Sunday, January 16, 2011


Tonight while I attended Seattle Metropolitan Chamber Orchestra's performance of German Masterworks at Nordstrom Hall, I couldn't help but sense that the void left by the demise of the Northwest Chamber Orchestra has been filled at last. It pleased me to watch and listen as this talented group of musicians, under the energetic leadership of founder and Music Director Geoffrey Larson, offered the completely packed hall a program of Beethoven, Schumann, and Brahms. The ensemble, comprised of young professionals who have each earned numerous accolades including competition awards, is relatively new to the local scene. I believe the Seattle Metropolitan Chamber Orchestra has an exciting future ahead.

Paul Shure
As I sat listening in the audience, I recalled many of my own rich and varied past experiences as a chamber orchestra player, for to me, there is almost nothing in music more gratifying. In 1978, as a newly elected member of the Los Angeles Chamber Orchestra, I received my first taste of participating in a small ensemble. I was only nineteen years of age and had much to learn in terms of blending and diffusing my sound and style to match my veteran colleagues, but loved the work. The concertmaster of LACO, Paul Shure, who sadly passed away on December 8, 2010 at the age of 89, let it be known during my first probational year that I would have to tame my individual tendencies if I expected to remain within the group. Not infrequently, Paul would turn back, look at me, and say: Someone's holding the note too long. Or.  One person in the section is playing on the string while the rest of us are off. Later.  You know, all it takes is one to ruin it for the rest of us. After a sideways glance in my direction. By the way, no open E's.

I learned.

So, it was with trepidation that I reconnected with Paul Shure years later after he and his violinist wife, Bonnie Douglas, originally from Seattle, relocated and retired here. Paul had long been an admirer of my husband's violin playing and musicianship, having recommended Ilkka for the principal position of LACO and helped to establish his career in the film recording industry. I never imagined that Paul would become a devoted supporter and guide to me as well in my capacity as both soloist and first chair player for the Northwest Chamber Orchestra and Pacific Northwest Ballet. Whenever he and his wife Bonnie attended my performances, they would appear backstage with congratulatory words and gestures. Praise from Paul meant a great deal to me; unlike many others in this profession where superficiality reigns, Paul's manner was reliable and sincere; his knowledge, vast.
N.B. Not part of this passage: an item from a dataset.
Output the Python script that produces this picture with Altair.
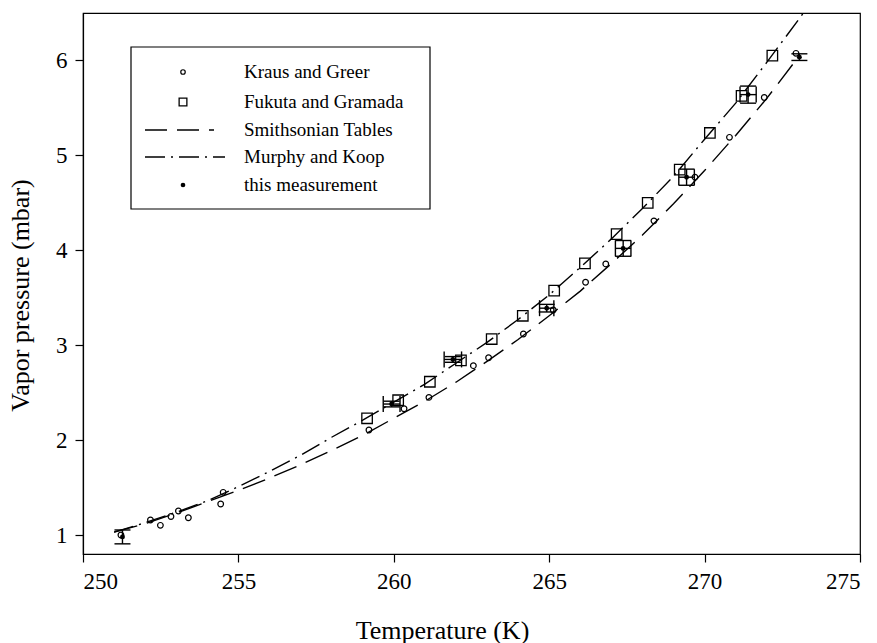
import altair as alt
import pandas as pd

# ---------------- data ----------------
smith_T = [251, 252, 253, 254, 255, 256, 257, 258, 259, 260, 261, 262, 263, 264,
           265, 266, 267, 268, 269, 270, 271, 272, 273]
smith_p = [1.03, 1.12, 1.23, 1.35, 1.47, 1.60, 1.74, 1.89, 2.05, 2.23, 2.41, 2.61,
           2.83, 3.06, 3.31, 3.57, 3.86, 4.16, 4.49, 4.84, 5.21, 5.60, 6.03]

murphy_T = [251, 252, 253, 254, 255, 256, 257, 258, 259, 260, 261, 262, 263, 264,
            265, 266, 267, 268, 269, 270, 271, 272, 273, 273.2]
murphy_p = [1.03, 1.13, 1.24, 1.36, 1.51, 1.67, 1.84, 2.03, 2.21, 2.40, 2.59, 2.81,
            3.03, 3.27, 3.53, 3.82, 4.12, 4.44, 4.78, 5.17, 5.55, 5.98, 6.42, 6.51]

kraus_T = [251.22, 252.17, 252.49, 252.83, 253.07, 253.39, 254.43, 254.51, 259.2,
           260.33, 261.13, 262.56, 263.05, 264.17, 265.13, 266.17, 266.82, 268.37,
           269.69, 270.8, 271.92, 272.94]
kraus_p = [1.0, 1.158, 1.102, 1.195, 1.253, 1.182, 1.327, 1.45, 2.106, 2.33, 2.45,
           2.784, 2.868, 3.118, 3.371, 3.663, 3.856, 4.31, 4.77, 5.19, 5.61, 6.075]

fukuta_T = [259.14, 260.14, 261.16, 262.16, 263.15, 264.15, 265.16, 266.15, 267.17,
            268.17, 269.2, 270.17, 271.19, 272.18]
fukuta_p = [2.23, 2.42, 2.615, 2.84, 3.065, 3.31, 3.574, 3.863, 4.17, 4.50, 4.85,
            5.236, 5.626, 6.05]

meas_T = [251.27, 259.93, 261.9, 264.92, 267.38, 269.42, 271.4, 273.05]
meas_p = [0.98, 2.38, 2.85, 3.39, 4.02, 4.77, 5.64, 6.035]
meas_dT = [0.0, 0.27, 0.28, 0.23, 0.25, 0.25, 0.26, 0.0]
meas_dp = [0.073, 0.03, 0.03, 0.04, 0.083, 0.085, 0.09, 0.035]

x_ticks = [250, 255, 260, 265, 270, 275]
y_ticks = [1, 2, 3, 4, 5, 6]

legend_labels = ["Kraus and Greer", "Fukuta and Gramada", "Smithsonian Tables",
                 "Murphy and Koop", "this measurement"]

# ---------------- frames ----------------
smith = pd.DataFrame({"T": smith_T, "p": smith_p})
murphy = pd.DataFrame({"T": murphy_T, "p": murphy_p})
kraus = pd.DataFrame({"T": kraus_T, "p": kraus_p})
fukuta = pd.DataFrame({"T": fukuta_T, "p": fukuta_p})
meas = pd.DataFrame({"T": meas_T, "p": meas_p, "dT": meas_dT, "dp": meas_dp})
meas["Tlo"] = meas["T"] - meas["dT"]
meas["Thi"] = meas["T"] + meas["dT"]
meas["plo"] = meas["p"] - meas["dp"]
meas["phi"] = meas["p"] + meas["dp"]
mx = meas[meas["dT"] > 0]
xcaps = pd.concat([pd.DataFrame({"T": mx["Tlo"], "p": mx["p"]}),
                   pd.DataFrame({"T": mx["Thi"], "p": mx["p"]})])
ycaps = pd.concat([pd.DataFrame({"T": meas["T"], "p": meas["plo"]}),
                   pd.DataFrame({"T": meas["T"], "p": meas["phi"]})])

FONT = "Liberation Serif"
W, H = 777, 541
LW = 1.4

xs = alt.Scale(domain=[250, 275], nice=False, zero=False)
ys = alt.Scale(domain=[0.8, 6.5], nice=False, zero=False)

X = alt.X("T:Q", scale=xs, axis=alt.Axis(
    values=x_ticks, format="d", title="Temperature (K)",
    titleX=359, titleY=76, titleBaseline="middle", titleAlign="center"))
Y = alt.Y("p:Q", scale=ys, axis=alt.Axis(
    values=y_ticks, format="d", title="Vapor pressure (mbar)",
    titleX=-63, titleY=282, titleAngle=-90, titleBaseline="middle",
    titleAlign="center"))

base_x = alt.X("T:Q", scale=xs)
base_y = alt.Y("p:Q", scale=ys)

smith_line = alt.Chart(smith).mark_line(
    color="black", strokeWidth=LW, strokeDash=[24, 10], clip=True
).encode(x=X, y=Y)

murphy_line = alt.Chart(murphy).mark_line(
    color="black", strokeWidth=LW, strokeDash=[20, 6, 2, 6], clip=True
).encode(x=base_x, y=base_y)

kraus_pts = alt.Chart(kraus).mark_point(
    shape="circle", filled=False, size=32, color="black", strokeWidth=1.2, opacity=1
).encode(x=base_x, y=base_y)

fukuta_pts = alt.Chart(fukuta).mark_point(
    shape="square", filled=False, size=110, color="black", strokeWidth=1.3, opacity=1
).encode(x=base_x, y=base_y)

xerr = alt.Chart(mx).mark_rule(color="black", strokeWidth=LW).encode(
    x=alt.X("Tlo:Q", scale=xs), x2="Thi:Q", y=alt.Y("p:Q", scale=ys))
yerr = alt.Chart(meas).mark_rule(color="black", strokeWidth=LW).encode(
    x=alt.X("T:Q", scale=xs), y=alt.Y("plo:Q", scale=ys), y2="phi:Q")
xcap = alt.Chart(xcaps).mark_tick(
    orient="vertical", size=16, thickness=LW, color="black", opacity=1
).encode(x=base_x, y=base_y)
ycap = alt.Chart(ycaps).mark_tick(
    orient="horizontal", size=16, thickness=LW, color="black", opacity=1
).encode(x=base_x, y=base_y)
meas_pts = alt.Chart(meas).mark_point(
    shape="circle", filled=True, size=24, color="black", opacity=1
).encode(x=base_x, y=base_y)

# ---------------- legend (drawn inside the plot) ----------------
one = pd.DataFrame({"a": [0]})
lx0, ly0, lx1, ly1 = 48, 34, 347, 196
sym_x, txt_x = 100, 161
row_y = [59, 89, 117, 144, 172]

leg_box = alt.Chart(one).mark_rect(
    fill="white", stroke="black", strokeWidth=1.2
).encode(x=alt.value(lx0), x2=alt.value(lx1), y=alt.value(ly0), y2=alt.value(ly1))

leg_layers = [leg_box]
leg_layers.append(alt.Chart(one).mark_point(
    shape="circle", filled=False, size=20, color="black", strokeWidth=1.2, opacity=1
).encode(x=alt.value(sym_x), y=alt.value(row_y[0])))
leg_layers.append(alt.Chart(one).mark_point(
    shape="square", filled=False, size=60, color="black", strokeWidth=1.3, opacity=1
).encode(x=alt.value(sym_x), y=alt.value(row_y[1])))
leg_layers.append(alt.Chart(one).mark_rule(
    color="black", strokeWidth=LW, strokeDash=[22, 10]
).encode(x=alt.value(62), x2=alt.value(131), y=alt.value(row_y[2])))
leg_layers.append(alt.Chart(one).mark_rule(
    color="black", strokeWidth=LW, strokeDash=[20, 6, 2, 6]
).encode(x=alt.value(62), x2=alt.value(142), y=alt.value(row_y[3])))
leg_layers.append(alt.Chart(one).mark_point(
    shape="circle", filled=True, size=22, color="black", opacity=1
).encode(x=alt.value(sym_x), y=alt.value(row_y[4])))
for lab, yy in zip(legend_labels, row_y):
    leg_layers.append(alt.Chart(one).mark_text(
        align="left", baseline="middle", font=FONT, fontSize=19, color="black"
    ).encode(x=alt.value(txt_x), y=alt.value(yy), text=alt.value(lab)))

chart = alt.layer(
    smith_line, murphy_line, kraus_pts, fukuta_pts, xerr, yerr, xcap, ycap, meas_pts,
    *leg_layers
).properties(
    width=W, height=H,
    autosize=alt.AutoSizeParams(type="none"),
    padding={"left": 83, "top": 13, "right": 17, "bottom": 89},
    background="white",
).configure_view(
    stroke="black", strokeWidth=1.2
).configure_axis(
    grid=False, domainColor="black", domainWidth=1.2, tickColor="black",
    tickWidth=1.2, tickSize=8, labelFont=FONT, labelFontSize=23,
    labelColor="black", titleFont=FONT, titleFontSize=26,
    titleFontWeight="normal", titleColor="black", labelPadding=8
)

chart.save("out.html", embed_options={"renderer": "svg", "actions": False})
Paul Shure's career was laudable. After graduating with honors from Curtis Institute, he became the youngest member of the Philadelphia Orchestra under Leopold Stokowski and Eugene Ormandy. He served in the U.S. Navy during World War II, then became concertmaster for the Hollywood Bowl Symphony and was invited by Alfred Newman to join the 20th Century Fox studio recording orchestra. Paul was an original member of the Hollywood String Quartet which gained international acclaim through concerts and recordings. He performed under the batons of many legendary conductors, including Arturo Toscanini, Bruno Walter, Fritz Reiner, Igor Stravinsky, Pierre Boulez, Neville Marriner and William Steinberg. Paul was also concertmaster for the most sought after film composers, including Charles Fox, Bill Conti, Gerald Fried, Ernest Gold, Bernard Hermann, John Williams, and Jerry Goldsmith. In 1997, he was honored with the Lifetime Achievement Award from the International Classical Recording Publications and Critic's Society, and accepted the award in Cannes, France.

I feel privileged to have worked with Paul Shure, and grateful for all he taught me, which hopefully I too can pass along.